Blob

Python Java

Goal

Store binary large objects (blobs) in the database.

Challenge

A blob is too large to be stored as a single key-value pair in FoundationDB. Values of key-value pairs are limited to 100 kB, and you’ll get the better performance by keeping them closer to 10 kb.

Explanation

The core of the approach is simple: even though we can’t store the blob in a single key-value pair, we can still store it by using multiple key-value pairs. We do this by splitting the blob into chunks and storing the chunks within a single subspace.

Ordering

Chunks are stored in order in adjacent key-value pairs. This approach allows the blob to be read with a single range read.

Pattern

We create a subspace for a given blob. This subspace will hold the individual chunks of the blob as key-value pairs. In the key, we store a byte-offset into the blob; in the value, we store a range of the bytes starting at that offset. A constant CHUNK_SIZE establishes a maximum size for chunks of the blob (10 kb is a good starting point).

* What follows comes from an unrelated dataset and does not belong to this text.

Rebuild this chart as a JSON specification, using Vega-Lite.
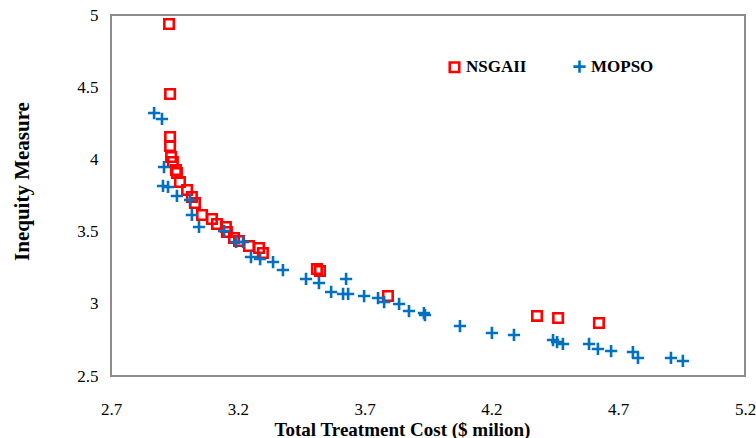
{
  "$schema": "https://vega.github.io/schema/vega-lite/v6.json",
  "width": 634,
  "height": 361,
  "autosize": {"type": "none"},
  "padding": {"left": 111, "top": 15, "right": 11, "bottom": 62},
  "background": "white",
  "config": {
    "view": {"stroke": "#8c8c8c", "strokeWidth": 2},
    "font": "Liberation Serif"
  },
  "data": {
    "values": [
      {"alg": "NSGAII", "cost": 2.929, "ineq": 4.938},
      {"alg": "NSGAII", "cost": 2.933, "ineq": 4.453},
      {"alg": "NSGAII", "cost": 2.933, "ineq": 4.155},
      {"alg": "NSGAII", "cost": 2.933, "ineq": 4.093},
      {"alg": "NSGAII", "cost": 2.937, "ineq": 4.017},
      {"alg": "NSGAII", "cost": 2.944, "ineq": 3.982},
      {"alg": "NSGAII", "cost": 2.956, "ineq": 3.927},
      {"alg": "NSGAII", "cost": 2.960, "ineq": 3.906},
      {"alg": "NSGAII", "cost": 2.972, "ineq": 3.843},
      {"alg": "NSGAII", "cost": 3.000, "ineq": 3.788},
      {"alg": "NSGAII", "cost": 3.019, "ineq": 3.740},
      {"alg": "NSGAII", "cost": 3.031, "ineq": 3.698},
      {"alg": "NSGAII", "cost": 3.059, "ineq": 3.615},
      {"alg": "NSGAII", "cost": 3.098, "ineq": 3.587},
      {"alg": "NSGAII", "cost": 3.118, "ineq": 3.553},
      {"alg": "NSGAII", "cost": 3.153, "ineq": 3.532},
      {"alg": "NSGAII", "cost": 3.157, "ineq": 3.497},
      {"alg": "NSGAII", "cost": 3.185, "ineq": 3.456},
      {"alg": "NSGAII", "cost": 3.205, "ineq": 3.435},
      {"alg": "NSGAII", "cost": 3.244, "ineq": 3.400},
      {"alg": "NSGAII", "cost": 3.284, "ineq": 3.386},
      {"alg": "NSGAII", "cost": 3.299, "ineq": 3.352},
      {"alg": "NSGAII", "cost": 3.512, "ineq": 3.241},
      {"alg": "NSGAII", "cost": 3.524, "ineq": 3.227},
      {"alg": "NSGAII", "cost": 3.792, "ineq": 3.054},
      {"alg": "NSGAII", "cost": 4.380, "ineq": 2.916},
      {"alg": "NSGAII", "cost": 4.463, "ineq": 2.902},
      {"alg": "NSGAII", "cost": 4.624, "ineq": 2.867},
      {"alg": "MOPSO", "cost": 2.870, "ineq": 4.321},
      {"alg": "MOPSO", "cost": 2.901, "ineq": 4.280},
      {"alg": "MOPSO", "cost": 2.909, "ineq": 3.947},
      {"alg": "MOPSO", "cost": 2.905, "ineq": 3.816},
      {"alg": "MOPSO", "cost": 2.925, "ineq": 3.809},
      {"alg": "MOPSO", "cost": 2.960, "ineq": 3.747},
      {"alg": "MOPSO", "cost": 3.012, "ineq": 3.719},
      {"alg": "MOPSO", "cost": 3.019, "ineq": 3.615},
      {"alg": "MOPSO", "cost": 3.047, "ineq": 3.532},
      {"alg": "MOPSO", "cost": 3.146, "ineq": 3.504},
      {"alg": "MOPSO", "cost": 3.193, "ineq": 3.428},
      {"alg": "MOPSO", "cost": 3.221, "ineq": 3.428},
      {"alg": "MOPSO", "cost": 3.252, "ineq": 3.324},
      {"alg": "MOPSO", "cost": 3.288, "ineq": 3.310},
      {"alg": "MOPSO", "cost": 3.339, "ineq": 3.289},
      {"alg": "MOPSO", "cost": 3.378, "ineq": 3.234},
      {"alg": "MOPSO", "cost": 3.469, "ineq": 3.172},
      {"alg": "MOPSO", "cost": 3.520, "ineq": 3.144},
      {"alg": "MOPSO", "cost": 3.568, "ineq": 3.082},
      {"alg": "MOPSO", "cost": 3.627, "ineq": 3.172},
      {"alg": "MOPSO", "cost": 3.615, "ineq": 3.068},
      {"alg": "MOPSO", "cost": 3.635, "ineq": 3.068},
      {"alg": "MOPSO", "cost": 3.698, "ineq": 3.054},
      {"alg": "MOPSO", "cost": 3.753, "ineq": 3.040},
      {"alg": "MOPSO", "cost": 3.777, "ineq": 3.012},
      {"alg": "MOPSO", "cost": 3.836, "ineq": 2.999},
      {"alg": "MOPSO", "cost": 3.875, "ineq": 2.950},
      {"alg": "MOPSO", "cost": 3.934, "ineq": 2.936},
      {"alg": "MOPSO", "cost": 3.938, "ineq": 2.922},
      {"alg": "MOPSO", "cost": 4.076, "ineq": 2.846},
      {"alg": "MOPSO", "cost": 4.202, "ineq": 2.798},
      {"alg": "MOPSO", "cost": 4.289, "ineq": 2.784},
      {"alg": "MOPSO", "cost": 4.443, "ineq": 2.749},
      {"alg": "MOPSO", "cost": 4.459, "ineq": 2.735},
      {"alg": "MOPSO", "cost": 4.482, "ineq": 2.722},
      {"alg": "MOPSO", "cost": 4.585, "ineq": 2.722},
      {"alg": "MOPSO", "cost": 4.620, "ineq": 2.687},
      {"alg": "MOPSO", "cost": 4.672, "ineq": 2.673},
      {"alg": "MOPSO", "cost": 4.758, "ineq": 2.666},
      {"alg": "MOPSO", "cost": 4.778, "ineq": 2.625},
      {"alg": "MOPSO", "cost": 4.908, "ineq": 2.625},
      {"alg": "MOPSO", "cost": 4.955, "ineq": 2.604}
    ]
  },
  "mark": {"type": "point", "filled": false, "opacity": 1, "strokeWidth": 2.6, "size": 100},
  "encoding": {
    "x": {
      "field": "cost", "type": "quantitative",
      "scale": {"domain": [2.7, 5.2], "nice": false, "zero": false},
      "axis": {
        "title": "Total Treatment Cost ($ milion)",
        "values": [2.7, 3.2, 3.7, 4.2, 4.7, 5.2],
        "format": ".1f",
        "grid": false, "ticks": false, "domain": false,
        "labelFont": "Liberation Serif", "labelFontSize": 17, "labelColor": "black",
        "labelPadding": 25, "labelFlush": false, "labelBound": false, "labelOverlap": false,
        "titleFont": "Liberation Serif", "titleFontSize": 19, "titleFontWeight": "bold", "titleColor": "black",
        "titleX": 291, "titleY": 59, "titleBaseline": "alphabetic", "titleAlign": "center"
      }
    },
    "y": {
      "field": "ineq", "type": "quantitative",
      "scale": {"domain": [2.5, 5], "nice": false, "zero": false},
      "axis": {
        "title": "Inequity Measure",
        "values": [2.5, 3, 3.5, 4, 4.5, 5],
        "format": "~g",
        "grid": false, "ticks": false, "domain": false,
        "labelFont": "Liberation Serif", "labelFontSize": 17, "labelColor": "black",
        "labelPadding": 13, "labelFlush": false, "labelBound": false, "labelOverlap": false,
        "titleFont": "Liberation Serif", "titleFontSize": 21, "titleFontWeight": "bold", "titleColor": "black",
        "titleX": -89, "titleY": 166, "titleAngle": -90, "titleBaseline": "middle", "titleAlign": "center"
      }
    },
    "color": {
      "field": "alg", "type": "nominal",
      "scale": {"domain": ["NSGAII", "MOPSO"], "range": ["#FF0000", "#0070C0"]},
      "legend": {
        "title": null,
        "orient": "none",
        "legendX": 335,
        "legendY": 43,
        "direction": "horizontal",
        "columns": 2,
        "columnPadding": 41,
        "labelFont": "Liberation Serif",
        "labelFontSize": 17,
        "labelFontWeight": "bold",
        "labelColor": "black",
        "labelOffset": 3,
        "symbolSize": 110,
        "symbolStrokeWidth": 2.6
      }
    },
    "shape": {
      "field": "alg", "type": "nominal",
      "scale": {"domain": ["NSGAII", "MOPSO"], "range": ["square", "M-1,0H1M0,-1V1"]},
      "legend": {
        "title": null,
        "orient": "none",
        "legendX": 335,
        "legendY": 43,
        "direction": "horizontal",
        "columns": 2,
        "columnPadding": 41,
        "labelFont": "Liberation Serif",
        "labelFontSize": 17,
        "labelFontWeight": "bold",
        "labelColor": "black",
        "labelOffset": 3,
        "symbolSize": 110,
        "symbolStrokeWidth": 2.6
      }
    },
    "size": {
      "field": "alg", "type": "nominal",
      "scale": {"domain": ["NSGAII", "MOPSO"], "range": [90, 150]},
      "legend": null
    }
  }
}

A simple transactional function to store a single blob with this strategy would look like:

static{
    blob = new Subspace(Tuple.from("B"));
}

public static void writeBlob(TransactionContext tcx, final String data){
    if(data.length() == 0) return;
    tcx.run((Transaction tr) -> {
        int numChunks = (data.length() + CHUNK_SIZE - 1)/CHUNK_SIZE;
        int chunkSize = (data.length() + numChunks)/numChunks;

        for(int i = 0; i*chunkSize < data.length(); i++){
            int start = i*chunkSize;
            int end  = ((i+1)*chunkSize <= data.length()) ? ((i+1)*chunkSize) : (data.length());
            tr.set(blob.subspace(Tuple.from(start)).pack(),
                Tuple.from(data.substring(start, end)).pack());
        }

        return null;
    });
}

The blob can then be efficiently read with a single range read:

public static String readBlob(TransactionContext tcx){
    return tcx.run((Transaction tr) -> {
        StringBuilder value = new StringBuilder();
        for(KeyValue kv : tr.getRange(blob.range())){
            value.append(Tuple.fromBytes(kv.getValue()).getString(0));
        }

        return value.toString();
    });
}

Extensions

A sparse representation for random reads and writes

The simple model above lets us read and write a blob as a whole, but it can be extended to allow random reads and writes, allowing the blob to be partially accessed or streamed. At the same time, the representation can remain sparse, only consuming space for the data that is actually written.

For efficiency, we sometimes join chunks after a write to avoid the fragmentation than might result from small writes. Joining chunks is controlled by a constant CHUNK_SMALL (usually around 200 bytes), giving a lower limit for the sum of the size of adjacent chunks.